The Victorian Television

Before the mid-1800s, the typical household owned very few, if any, illustrations.  Newspapers had no pictures; Periodicals had none until the 1840s. Books contained only expensive engravings. Photography was still a science experiment.

However, once photography became main-stream, a revolution occurred that enabled three-dimensional images from around the world to be available in almost every Victorian parlor—the stereoview.

A British scientist, Charles Wheatstone, first developed three-dimensional viewing using an optical instrument that would be recognizable today as a stereoscope. Wheatstone started his work before photography was developed, and experimented by making pairs of hand-drawn images that produced the 3-D effect. Wheatstone also had the advantage of being able to “free view”, i.e., to see the 3-D effect without using an instrument. (Remember those “Magic Eye” books from the 1990s where you had to make your eyes go all weird to see the 3-D effect.)

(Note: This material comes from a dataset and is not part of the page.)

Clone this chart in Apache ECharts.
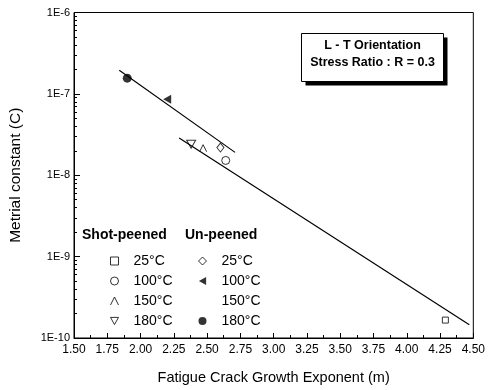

The trick is to fool your eyes into perceiving that a pair of photographs taken from two different angles appears to be a single three-dimensional image with the ability to see objects close and far away properly maintained. As one stereoview advertisement claimed:

When you look at it through the wonderful lenses of our stereoscope, the figures stand out so plainly that you almost expect to see them move. It’s just like being there.

Early British Stereoscopes, table top and hand-held models.